◆ Task to complete
Could you retype the lines below, starting at the line holding "Output the LaTeX" and stopping at the line holding "(morta) at (1014,399)", inclusive? Copy them exactly and drop the images.

■ ■ ■ ■

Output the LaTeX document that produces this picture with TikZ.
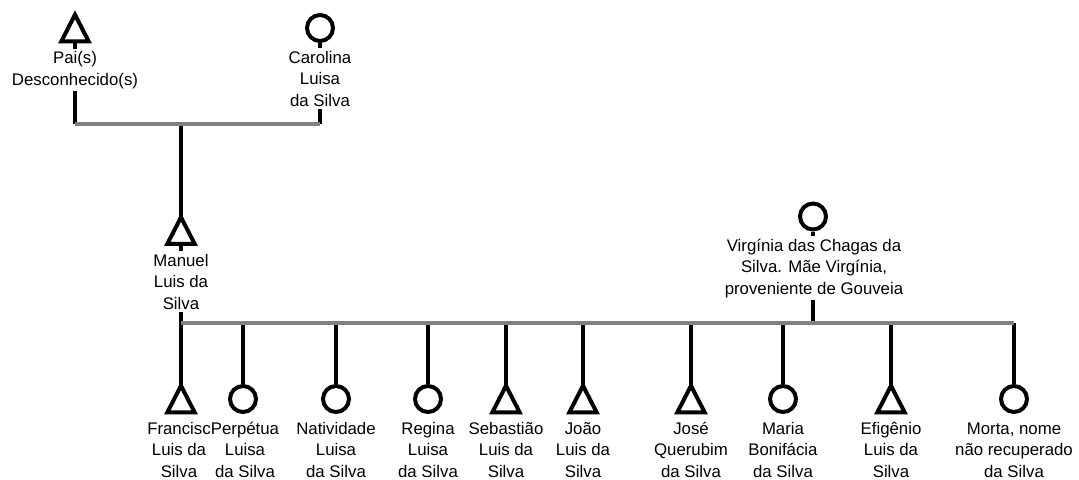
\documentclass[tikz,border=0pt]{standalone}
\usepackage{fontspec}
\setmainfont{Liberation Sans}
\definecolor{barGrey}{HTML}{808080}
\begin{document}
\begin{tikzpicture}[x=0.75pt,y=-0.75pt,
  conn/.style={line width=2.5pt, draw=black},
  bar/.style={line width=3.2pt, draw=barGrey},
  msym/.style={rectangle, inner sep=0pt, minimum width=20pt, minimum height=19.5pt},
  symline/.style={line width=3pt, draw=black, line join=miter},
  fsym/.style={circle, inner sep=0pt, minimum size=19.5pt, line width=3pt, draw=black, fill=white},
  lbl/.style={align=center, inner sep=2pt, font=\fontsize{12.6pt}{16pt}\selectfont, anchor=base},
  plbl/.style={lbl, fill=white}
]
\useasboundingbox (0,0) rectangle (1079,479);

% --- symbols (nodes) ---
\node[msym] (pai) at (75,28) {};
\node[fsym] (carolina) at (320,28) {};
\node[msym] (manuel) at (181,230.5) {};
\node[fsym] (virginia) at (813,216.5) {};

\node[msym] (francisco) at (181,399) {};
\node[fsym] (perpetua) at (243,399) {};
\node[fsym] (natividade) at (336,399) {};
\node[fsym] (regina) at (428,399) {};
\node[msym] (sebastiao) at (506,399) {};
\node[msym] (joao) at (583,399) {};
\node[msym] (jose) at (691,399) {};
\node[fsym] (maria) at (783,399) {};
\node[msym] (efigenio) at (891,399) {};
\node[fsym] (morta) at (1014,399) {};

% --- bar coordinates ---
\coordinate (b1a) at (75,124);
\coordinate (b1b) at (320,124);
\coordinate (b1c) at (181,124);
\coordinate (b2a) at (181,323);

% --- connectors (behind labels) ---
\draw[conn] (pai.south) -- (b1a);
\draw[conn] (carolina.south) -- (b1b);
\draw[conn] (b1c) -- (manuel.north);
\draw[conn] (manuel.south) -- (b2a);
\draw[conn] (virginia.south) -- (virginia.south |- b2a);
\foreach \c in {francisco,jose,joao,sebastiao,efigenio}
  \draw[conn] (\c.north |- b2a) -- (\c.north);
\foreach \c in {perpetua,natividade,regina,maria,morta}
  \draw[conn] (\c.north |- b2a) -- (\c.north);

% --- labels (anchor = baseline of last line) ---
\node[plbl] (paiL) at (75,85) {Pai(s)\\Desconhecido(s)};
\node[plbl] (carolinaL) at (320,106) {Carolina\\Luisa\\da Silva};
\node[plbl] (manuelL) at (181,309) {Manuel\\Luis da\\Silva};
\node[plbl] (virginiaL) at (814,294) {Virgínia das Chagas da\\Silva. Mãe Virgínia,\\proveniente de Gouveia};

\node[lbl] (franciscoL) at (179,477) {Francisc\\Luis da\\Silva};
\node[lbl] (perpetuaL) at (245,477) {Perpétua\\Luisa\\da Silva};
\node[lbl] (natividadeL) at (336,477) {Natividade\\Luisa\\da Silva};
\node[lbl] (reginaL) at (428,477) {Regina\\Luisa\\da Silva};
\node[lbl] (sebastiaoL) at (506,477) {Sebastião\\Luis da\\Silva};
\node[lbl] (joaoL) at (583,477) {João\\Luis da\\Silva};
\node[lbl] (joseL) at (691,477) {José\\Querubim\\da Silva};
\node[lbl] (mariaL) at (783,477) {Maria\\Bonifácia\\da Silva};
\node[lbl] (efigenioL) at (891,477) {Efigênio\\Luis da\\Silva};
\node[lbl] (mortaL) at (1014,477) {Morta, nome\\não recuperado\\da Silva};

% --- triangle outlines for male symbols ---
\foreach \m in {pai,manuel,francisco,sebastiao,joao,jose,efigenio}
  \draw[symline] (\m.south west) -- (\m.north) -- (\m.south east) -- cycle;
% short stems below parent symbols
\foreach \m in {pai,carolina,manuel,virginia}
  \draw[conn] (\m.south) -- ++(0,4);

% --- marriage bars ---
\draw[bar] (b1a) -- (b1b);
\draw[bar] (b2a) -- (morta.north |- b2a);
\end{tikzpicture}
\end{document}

■ ■ ■ ■

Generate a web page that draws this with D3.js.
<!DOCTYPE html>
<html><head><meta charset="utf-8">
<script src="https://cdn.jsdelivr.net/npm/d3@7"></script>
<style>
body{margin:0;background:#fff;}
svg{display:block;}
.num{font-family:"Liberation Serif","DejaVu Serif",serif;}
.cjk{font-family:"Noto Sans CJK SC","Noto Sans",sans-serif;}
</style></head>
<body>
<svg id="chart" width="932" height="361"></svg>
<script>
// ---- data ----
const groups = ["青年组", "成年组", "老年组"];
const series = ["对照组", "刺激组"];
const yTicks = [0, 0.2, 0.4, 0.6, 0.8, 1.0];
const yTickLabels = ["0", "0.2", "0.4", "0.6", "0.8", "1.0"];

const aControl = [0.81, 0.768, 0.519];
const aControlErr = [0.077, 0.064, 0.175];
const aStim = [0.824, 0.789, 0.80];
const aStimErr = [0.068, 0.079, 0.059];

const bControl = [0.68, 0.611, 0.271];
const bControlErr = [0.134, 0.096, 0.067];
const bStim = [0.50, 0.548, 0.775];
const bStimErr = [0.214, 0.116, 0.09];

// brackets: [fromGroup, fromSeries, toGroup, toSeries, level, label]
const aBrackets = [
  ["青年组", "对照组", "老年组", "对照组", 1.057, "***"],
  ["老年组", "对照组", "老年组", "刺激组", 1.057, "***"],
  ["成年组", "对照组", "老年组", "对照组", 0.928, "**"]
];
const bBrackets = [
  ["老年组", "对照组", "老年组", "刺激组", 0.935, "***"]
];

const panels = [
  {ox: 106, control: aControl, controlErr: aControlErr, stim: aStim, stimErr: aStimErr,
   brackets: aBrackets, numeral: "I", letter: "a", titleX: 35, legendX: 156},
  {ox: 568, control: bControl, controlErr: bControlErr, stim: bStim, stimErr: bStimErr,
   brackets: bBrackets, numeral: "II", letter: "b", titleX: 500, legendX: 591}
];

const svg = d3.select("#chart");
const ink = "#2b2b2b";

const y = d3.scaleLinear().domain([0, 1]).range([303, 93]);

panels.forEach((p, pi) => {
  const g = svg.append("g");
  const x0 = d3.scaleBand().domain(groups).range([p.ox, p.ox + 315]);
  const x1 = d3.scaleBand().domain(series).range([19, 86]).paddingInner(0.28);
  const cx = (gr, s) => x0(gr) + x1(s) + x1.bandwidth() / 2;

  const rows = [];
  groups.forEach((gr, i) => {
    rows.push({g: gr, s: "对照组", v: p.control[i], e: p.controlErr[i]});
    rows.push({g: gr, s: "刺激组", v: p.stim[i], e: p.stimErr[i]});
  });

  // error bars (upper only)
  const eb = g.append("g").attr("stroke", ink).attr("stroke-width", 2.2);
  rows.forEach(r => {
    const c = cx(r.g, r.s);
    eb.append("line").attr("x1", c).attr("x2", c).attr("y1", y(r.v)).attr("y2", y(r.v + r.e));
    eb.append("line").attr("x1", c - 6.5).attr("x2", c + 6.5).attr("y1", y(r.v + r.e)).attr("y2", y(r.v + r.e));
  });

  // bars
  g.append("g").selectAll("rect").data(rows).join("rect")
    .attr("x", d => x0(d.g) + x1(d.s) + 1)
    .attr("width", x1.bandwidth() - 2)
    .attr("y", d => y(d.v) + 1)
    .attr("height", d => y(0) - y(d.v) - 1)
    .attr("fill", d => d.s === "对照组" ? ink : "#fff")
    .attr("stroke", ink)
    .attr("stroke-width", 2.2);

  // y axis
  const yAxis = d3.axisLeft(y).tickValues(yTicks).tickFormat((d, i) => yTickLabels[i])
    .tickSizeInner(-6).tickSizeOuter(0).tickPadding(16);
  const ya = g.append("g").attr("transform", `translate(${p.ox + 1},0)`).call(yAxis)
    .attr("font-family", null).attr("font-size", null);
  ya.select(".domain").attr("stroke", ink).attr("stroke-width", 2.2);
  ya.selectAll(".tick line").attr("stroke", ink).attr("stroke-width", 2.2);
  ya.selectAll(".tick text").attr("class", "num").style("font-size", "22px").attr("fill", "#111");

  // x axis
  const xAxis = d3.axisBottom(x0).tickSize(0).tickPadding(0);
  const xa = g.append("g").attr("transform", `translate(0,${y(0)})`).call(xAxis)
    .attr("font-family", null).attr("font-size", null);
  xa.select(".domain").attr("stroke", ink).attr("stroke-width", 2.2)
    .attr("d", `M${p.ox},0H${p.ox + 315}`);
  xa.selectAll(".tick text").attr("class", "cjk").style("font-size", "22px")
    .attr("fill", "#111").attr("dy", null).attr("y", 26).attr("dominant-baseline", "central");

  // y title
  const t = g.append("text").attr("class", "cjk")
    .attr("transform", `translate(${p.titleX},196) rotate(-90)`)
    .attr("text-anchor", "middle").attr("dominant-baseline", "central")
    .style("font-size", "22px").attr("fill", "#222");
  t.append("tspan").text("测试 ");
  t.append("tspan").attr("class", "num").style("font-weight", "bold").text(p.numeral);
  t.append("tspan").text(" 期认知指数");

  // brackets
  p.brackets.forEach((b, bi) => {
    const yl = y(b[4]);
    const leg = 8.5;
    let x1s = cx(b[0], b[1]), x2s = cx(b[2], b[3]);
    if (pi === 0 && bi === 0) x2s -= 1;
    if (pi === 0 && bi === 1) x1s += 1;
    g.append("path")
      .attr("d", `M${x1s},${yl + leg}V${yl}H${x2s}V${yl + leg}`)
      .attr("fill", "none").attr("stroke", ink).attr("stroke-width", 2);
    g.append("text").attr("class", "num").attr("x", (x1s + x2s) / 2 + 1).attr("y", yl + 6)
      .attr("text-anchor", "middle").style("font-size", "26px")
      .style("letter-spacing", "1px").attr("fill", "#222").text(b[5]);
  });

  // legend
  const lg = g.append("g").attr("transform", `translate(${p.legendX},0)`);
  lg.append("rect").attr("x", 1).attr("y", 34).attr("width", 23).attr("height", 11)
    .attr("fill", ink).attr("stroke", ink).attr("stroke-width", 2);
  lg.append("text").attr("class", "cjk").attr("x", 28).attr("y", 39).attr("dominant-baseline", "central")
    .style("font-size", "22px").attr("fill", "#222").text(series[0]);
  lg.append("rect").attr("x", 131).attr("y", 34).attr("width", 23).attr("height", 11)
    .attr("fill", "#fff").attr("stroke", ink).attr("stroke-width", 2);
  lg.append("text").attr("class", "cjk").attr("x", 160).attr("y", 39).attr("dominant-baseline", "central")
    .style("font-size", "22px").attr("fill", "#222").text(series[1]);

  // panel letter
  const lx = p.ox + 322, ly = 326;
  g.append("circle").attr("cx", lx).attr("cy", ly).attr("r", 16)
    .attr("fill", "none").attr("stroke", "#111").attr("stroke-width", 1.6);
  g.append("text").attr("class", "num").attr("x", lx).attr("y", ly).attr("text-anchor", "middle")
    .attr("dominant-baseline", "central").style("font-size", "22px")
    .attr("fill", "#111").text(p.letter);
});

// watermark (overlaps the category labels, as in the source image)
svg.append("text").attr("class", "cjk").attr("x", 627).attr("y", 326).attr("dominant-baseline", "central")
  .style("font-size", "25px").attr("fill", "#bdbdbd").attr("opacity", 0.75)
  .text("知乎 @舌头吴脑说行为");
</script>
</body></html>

■ ■ ■ ■

◆ Exercise solution
Output the LaTeX document that produces this picture with TikZ.
\documentclass[tikz,border=0pt]{standalone}
\usepackage{fontspec}
\setmainfont{Liberation Sans}
\definecolor{barGrey}{HTML}{808080}
\begin{document}
\begin{tikzpicture}[x=0.75pt,y=-0.75pt,
  conn/.style={line width=2.5pt, draw=black},
  bar/.style={line width=3.2pt, draw=barGrey},
  msym/.style={rectangle, inner sep=0pt, minimum width=20pt, minimum height=19.5pt},
  symline/.style={line width=3pt, draw=black, line join=miter},
  fsym/.style={circle, inner sep=0pt, minimum size=19.5pt, line width=3pt, draw=black, fill=white},
  lbl/.style={align=center, inner sep=2pt, font=\fontsize{12.6pt}{16pt}\selectfont, anchor=base},
  plbl/.style={lbl, fill=white}
]
\useasboundingbox (0,0) rectangle (1079,479);

% --- symbols (nodes) ---
\node[msym] (pai) at (75,28) {};
\node[fsym] (carolina) at (320,28) {};
\node[msym] (manuel) at (181,230.5) {};
\node[fsym] (virginia) at (813,216.5) {};

\node[msym] (francisco) at (181,399) {};
\node[fsym] (perpetua) at (243,399) {};
\node[fsym] (natividade) at (336,399) {};
\node[fsym] (regina) at (428,399) {};
\node[msym] (sebastiao) at (506,399) {};
\node[msym] (joao) at (583,399) {};
\node[msym] (jose) at (691,399) {};
\node[fsym] (maria) at (783,399) {};
\node[msym] (efigenio) at (891,399) {};
\node[fsym] (morta) at (1014,399) {};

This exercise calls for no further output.